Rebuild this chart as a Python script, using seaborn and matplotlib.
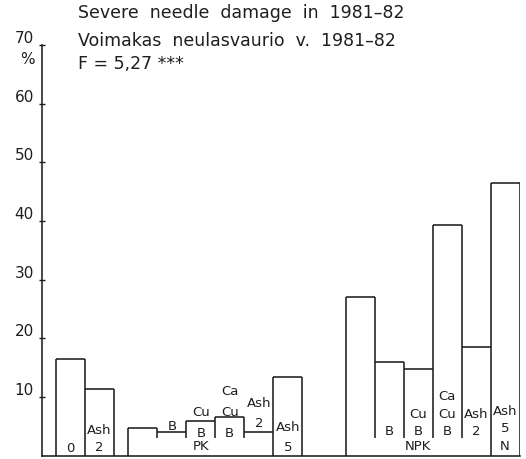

==

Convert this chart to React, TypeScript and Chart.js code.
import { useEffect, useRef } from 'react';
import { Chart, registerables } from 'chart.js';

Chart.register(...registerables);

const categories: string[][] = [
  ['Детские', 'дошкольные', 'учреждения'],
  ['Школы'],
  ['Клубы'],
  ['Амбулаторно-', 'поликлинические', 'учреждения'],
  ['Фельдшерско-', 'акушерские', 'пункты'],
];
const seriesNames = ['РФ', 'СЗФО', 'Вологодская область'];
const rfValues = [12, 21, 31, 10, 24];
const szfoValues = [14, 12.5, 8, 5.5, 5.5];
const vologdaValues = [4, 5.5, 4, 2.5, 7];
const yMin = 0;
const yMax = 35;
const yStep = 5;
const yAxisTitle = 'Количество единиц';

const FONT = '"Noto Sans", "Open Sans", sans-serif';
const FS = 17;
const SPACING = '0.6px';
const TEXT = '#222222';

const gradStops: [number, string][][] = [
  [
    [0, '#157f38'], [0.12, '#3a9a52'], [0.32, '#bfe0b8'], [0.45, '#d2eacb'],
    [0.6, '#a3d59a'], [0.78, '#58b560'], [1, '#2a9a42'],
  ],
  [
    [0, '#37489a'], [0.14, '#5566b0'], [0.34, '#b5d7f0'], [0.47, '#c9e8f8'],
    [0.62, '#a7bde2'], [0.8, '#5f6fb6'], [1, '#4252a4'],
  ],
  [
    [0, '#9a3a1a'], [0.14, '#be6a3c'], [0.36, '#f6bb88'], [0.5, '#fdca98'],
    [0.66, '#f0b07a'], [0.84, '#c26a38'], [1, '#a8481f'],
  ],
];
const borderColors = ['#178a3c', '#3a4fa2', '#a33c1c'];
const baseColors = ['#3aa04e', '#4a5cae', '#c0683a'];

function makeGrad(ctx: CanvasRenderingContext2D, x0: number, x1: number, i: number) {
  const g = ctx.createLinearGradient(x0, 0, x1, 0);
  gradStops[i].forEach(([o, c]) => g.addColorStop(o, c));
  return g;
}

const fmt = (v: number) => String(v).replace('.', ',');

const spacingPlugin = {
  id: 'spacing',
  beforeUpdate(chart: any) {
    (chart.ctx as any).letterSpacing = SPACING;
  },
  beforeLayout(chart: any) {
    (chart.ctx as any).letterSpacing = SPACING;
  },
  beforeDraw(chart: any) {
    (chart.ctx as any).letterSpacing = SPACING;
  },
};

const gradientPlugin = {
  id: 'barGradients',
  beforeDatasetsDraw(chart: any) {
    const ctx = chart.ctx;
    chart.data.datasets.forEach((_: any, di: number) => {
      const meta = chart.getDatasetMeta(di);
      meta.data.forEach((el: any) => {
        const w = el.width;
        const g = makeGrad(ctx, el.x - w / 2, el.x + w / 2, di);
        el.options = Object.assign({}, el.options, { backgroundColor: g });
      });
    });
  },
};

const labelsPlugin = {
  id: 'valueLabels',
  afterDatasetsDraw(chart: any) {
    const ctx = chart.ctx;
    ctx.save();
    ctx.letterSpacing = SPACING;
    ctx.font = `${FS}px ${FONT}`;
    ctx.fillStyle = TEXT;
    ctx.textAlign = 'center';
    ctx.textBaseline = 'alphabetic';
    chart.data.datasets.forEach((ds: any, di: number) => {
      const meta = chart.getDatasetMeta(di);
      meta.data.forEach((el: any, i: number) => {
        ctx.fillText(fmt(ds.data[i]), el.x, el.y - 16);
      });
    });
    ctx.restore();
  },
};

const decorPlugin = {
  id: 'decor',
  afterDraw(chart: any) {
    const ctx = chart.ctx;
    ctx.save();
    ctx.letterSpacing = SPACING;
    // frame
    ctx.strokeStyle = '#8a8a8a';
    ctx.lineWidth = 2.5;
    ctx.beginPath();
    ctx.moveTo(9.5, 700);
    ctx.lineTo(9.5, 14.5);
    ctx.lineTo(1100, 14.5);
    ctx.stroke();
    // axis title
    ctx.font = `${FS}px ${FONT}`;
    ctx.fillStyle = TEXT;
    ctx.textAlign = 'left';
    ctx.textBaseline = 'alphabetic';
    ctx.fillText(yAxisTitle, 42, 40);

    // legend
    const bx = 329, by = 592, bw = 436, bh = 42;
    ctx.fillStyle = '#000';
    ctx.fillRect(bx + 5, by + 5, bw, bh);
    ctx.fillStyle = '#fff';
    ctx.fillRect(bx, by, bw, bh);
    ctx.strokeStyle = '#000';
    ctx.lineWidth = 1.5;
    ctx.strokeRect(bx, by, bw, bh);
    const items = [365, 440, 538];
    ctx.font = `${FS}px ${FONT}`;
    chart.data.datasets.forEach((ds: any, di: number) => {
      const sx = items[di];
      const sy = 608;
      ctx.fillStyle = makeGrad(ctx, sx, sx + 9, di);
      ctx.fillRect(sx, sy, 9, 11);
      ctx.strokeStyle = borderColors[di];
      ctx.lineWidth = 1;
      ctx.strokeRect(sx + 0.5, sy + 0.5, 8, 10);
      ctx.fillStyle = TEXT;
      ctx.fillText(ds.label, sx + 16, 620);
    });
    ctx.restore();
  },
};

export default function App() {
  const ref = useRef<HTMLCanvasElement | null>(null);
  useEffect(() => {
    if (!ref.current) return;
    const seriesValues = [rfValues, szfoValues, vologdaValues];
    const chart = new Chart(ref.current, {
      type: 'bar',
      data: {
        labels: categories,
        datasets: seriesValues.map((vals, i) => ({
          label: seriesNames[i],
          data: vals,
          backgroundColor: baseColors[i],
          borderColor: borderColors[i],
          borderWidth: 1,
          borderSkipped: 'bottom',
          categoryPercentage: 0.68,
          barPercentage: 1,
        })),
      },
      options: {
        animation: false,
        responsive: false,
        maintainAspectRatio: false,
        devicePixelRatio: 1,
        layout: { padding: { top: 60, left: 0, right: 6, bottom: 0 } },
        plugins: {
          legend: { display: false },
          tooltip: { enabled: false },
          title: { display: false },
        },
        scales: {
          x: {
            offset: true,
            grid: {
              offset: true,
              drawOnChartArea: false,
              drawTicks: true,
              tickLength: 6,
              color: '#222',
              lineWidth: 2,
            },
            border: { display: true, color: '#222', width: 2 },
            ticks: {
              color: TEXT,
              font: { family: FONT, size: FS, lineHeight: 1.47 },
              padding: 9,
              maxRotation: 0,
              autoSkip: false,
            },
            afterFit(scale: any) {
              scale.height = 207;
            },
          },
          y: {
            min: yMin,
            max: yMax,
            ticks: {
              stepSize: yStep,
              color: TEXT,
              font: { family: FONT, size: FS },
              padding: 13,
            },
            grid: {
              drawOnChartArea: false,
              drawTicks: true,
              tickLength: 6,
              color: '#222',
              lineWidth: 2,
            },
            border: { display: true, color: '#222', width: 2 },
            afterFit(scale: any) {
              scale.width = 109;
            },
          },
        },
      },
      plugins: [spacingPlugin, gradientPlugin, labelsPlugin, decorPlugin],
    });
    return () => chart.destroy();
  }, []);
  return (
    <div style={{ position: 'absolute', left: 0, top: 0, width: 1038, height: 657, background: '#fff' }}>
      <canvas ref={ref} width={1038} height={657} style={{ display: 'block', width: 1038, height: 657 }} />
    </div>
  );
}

---

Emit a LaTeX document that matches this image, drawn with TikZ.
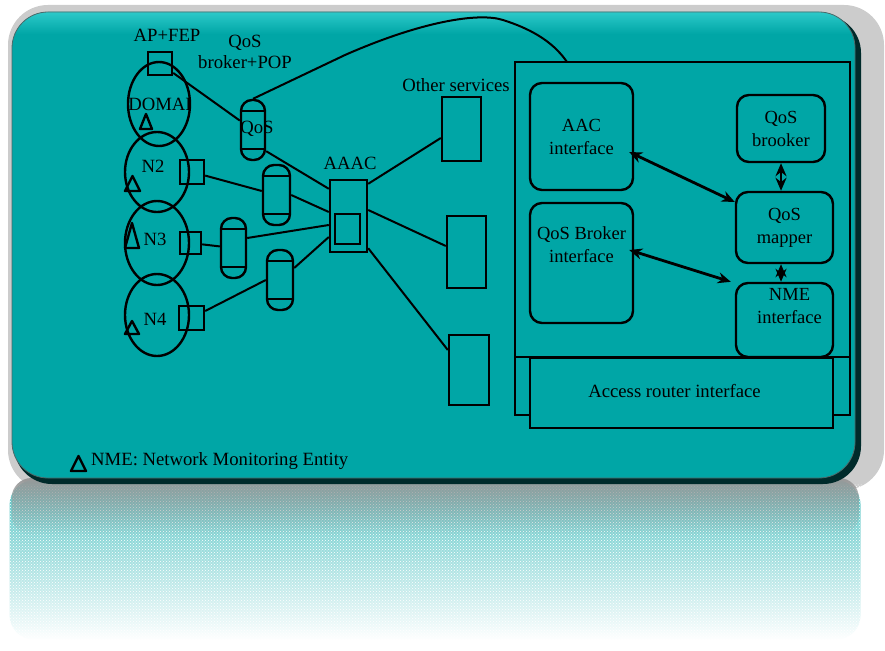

> What the exercise asks
Exactly the lines above from the one with "Convert this chart" to the one with "Chart.register(...registerables);", both included, are to be quoted; leave the rest out.

> The answer
Convert this chart to React, TypeScript and Chart.js code.
import { useEffect, useRef } from 'react';
import { Chart, registerables } from 'chart.js';

Chart.register(...registerables);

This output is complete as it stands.